Kamila Janska Stem, Bars 2, Big Toe, Yellow, yellow, yellow, red, red, red… Grids – Pink & White, Grid –Brown, Grid – Green 2012
BA Fine Art, Ruskin School of Drawing and Fine Art
Kamila Janska investigates the control of social behavior through architecture. Her plaster and steel sculptures process discarded forms and combine them with raw materials, investing them with new meanings.

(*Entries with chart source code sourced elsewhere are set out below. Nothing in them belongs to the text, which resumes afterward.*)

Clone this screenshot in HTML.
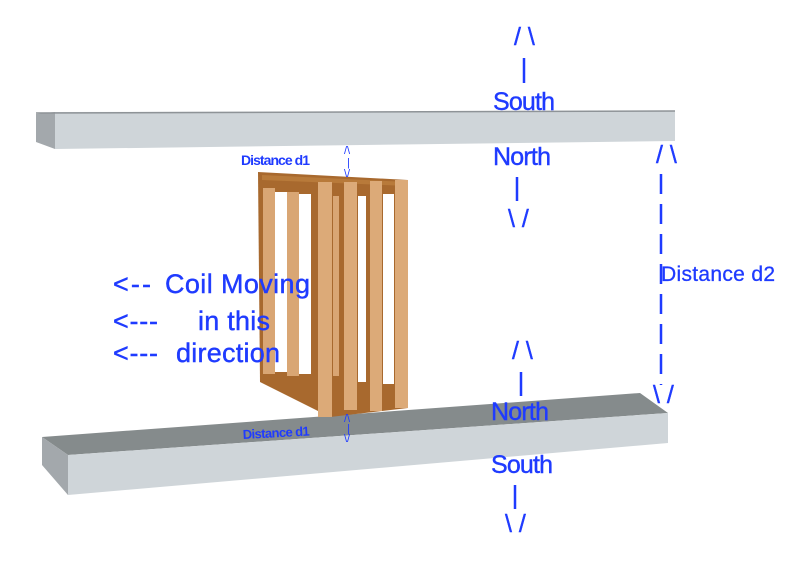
<!DOCTYPE html>
<html><head><meta charset="utf-8"><style>
html,body{margin:0;padding:0;background:#fff;}
svg{display:block;}
text{font-family:"Liberation Sans",Arial,sans-serif;fill:#1f3bff;}
</style></head><body>
<svg width="800" height="569" viewBox="0 0 800 569" xmlns="http://www.w3.org/2000/svg">
<!-- top bar -->
<polygon points="36,114 55,112 55,149 36,142" fill="#a3a8ac"/>
<polygon points="55,112 675,111 675,141 55,149" fill="#cfd5d9"/>
<line x1="36" y1="113" x2="675" y2="111" stroke="#8e9397" stroke-width="1.5"/>
<!-- bottom bar -->
<polygon points="42,437 640,393 668,413 68,455" fill="#858b8c"/>
<polygon points="68,455 668,413 668,443 68,495" fill="#cfd5d9"/>
<polygon points="42,437 68,455 68,495 42,465" fill="#a3a8ac"/>
<!-- coil -->
<polygon points="258,172 408,180 408,408 330,417 260,382" fill="#a8692e"/>
<polygon points="262,175 408,182 408,186 262,180" fill="#b87a3a"/>
<rect x="275" y="192" width="12" height="180" fill="#fff"/>
<rect x="299" y="194" width="12" height="180" fill="#fff"/>
<rect x="358" y="196" width="8" height="186" fill="#fff"/>
<rect x="383" y="194" width="11" height="190" fill="#fff"/>
<rect x="263" y="188" width="12" height="186" fill="#d9a674"/>
<rect x="287" y="192" width="12" height="184" fill="#d9a674"/>
<rect x="333" y="196" width="6" height="180" fill="#d9a674"/>
<rect x="318" y="182" width="14" height="235" fill="#dcaa78"/>
<rect x="344" y="182" width="13" height="228" fill="#dcaa78"/>
<rect x="370" y="181" width="12" height="230" fill="#dcaa78"/>
<rect x="395" y="180" width="13" height="228" fill="#dcaa78"/>
<!-- labels -->
<g font-size="25" stroke="#1f3bff" stroke-width="0.4">
<text x="514" y="45">/ \</text>
<text x="493" y="110" textLength="62">South</text>
<text x="493" y="165" textLength="58">North</text>
<text x="508" y="227">\ /</text>
<text x="512" y="359">/ \</text>
<text x="491" y="420" textLength="58">North</text>
<text x="491" y="473" textLength="62">South</text>
<text x="505" y="532">\ /</text>
<text x="656" y="163">/ \</text>
<text x="653" y="403">\ /</text>
</g>
<g stroke="#1f3bff" stroke-width="2.5">
<line x1="524" y1="58" x2="524" y2="83"/>
<line x1="517" y1="177" x2="517" y2="201"/>
<line x1="521" y1="372" x2="521" y2="396"/>
<line x1="515" y1="485" x2="515" y2="509"/>
</g>
<line x1="661" y1="174" x2="661" y2="385" stroke="#1f3bff" stroke-width="2.5" stroke-dasharray="20,10"/>
<text x="661" y="281" font-size="21" textLength="114" stroke="#1f3bff" stroke-width="0.3">Distance d2</text>
<g font-size="27" stroke="#1f3bff" stroke-width="0.4">
<text x="113" y="293" textLength="38">&lt;--</text>
<text x="165" y="293" textLength="145">Coil Moving</text>
<text x="113" y="330" textLength="45">&lt;---</text>
<text x="198" y="330" textLength="72">in this</text>
<text x="113" y="362" textLength="45">&lt;---</text>
<text x="176" y="362" textLength="104">direction</text>
</g>
<text x="241" y="165" font-size="14" font-weight="bold" textLength="69">Distance d1</text>
<text x="243" y="439" font-size="13" font-weight="bold" textLength="67" transform="rotate(-3 243 439)">Distance d1</text>
<g font-size="11">
<text x="344" y="154">/\</text>
<text x="347" y="166">|</text>
<text x="344" y="177">\/</text>
<text x="344" y="422">/\</text>
<text x="347" y="432">|</text>
<text x="344" y="442">\/</text>
</g>
</svg>
</body></html>
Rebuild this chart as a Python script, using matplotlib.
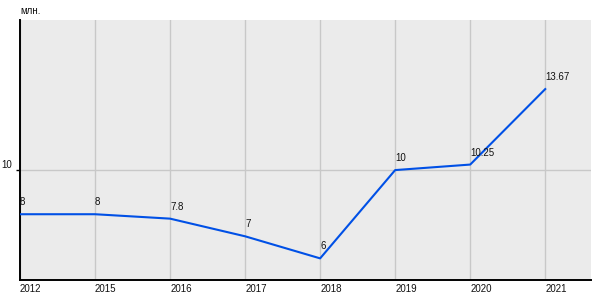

Cara George Bird Man,The Point was on a Corner, It’s what I call wallpaper 2012
BA Fine Art, Ruskin School of Drawing and Fine Art
Cara George uses sound and HD video editing techniques to blur the boundaries between fact and fiction. Platform presents three works by Cara George; a ‘documentary’ on Bird Man Chris Lawton, The Point was on a Corner, an observational video of two voices recalling the same incident and It’s what I call wallpaper, a manipulated audio recording of a conversation with a BBC war correspondent.

About Platform Graduate Award 
Devised through the Contemporary Visual Art Network South East network (CVAN) , this project has brought together the professional expertise of both the higher education and public gallery sectors for the benefit of young artists.

With support from tutors and course leaders, teams of curators and education specialists from the four participating galleries attended local Summer degree shows, each selecting a handful of promising graduates for inclusion in their Platform exhibitions.

These have been taking place over the past few months with each selected artist being given the opportunity to work with professional teams during the installation and production of their shows. All mediums were considered and each have shown the rich variety and quality of work being produced by our next generation of artists in the South East.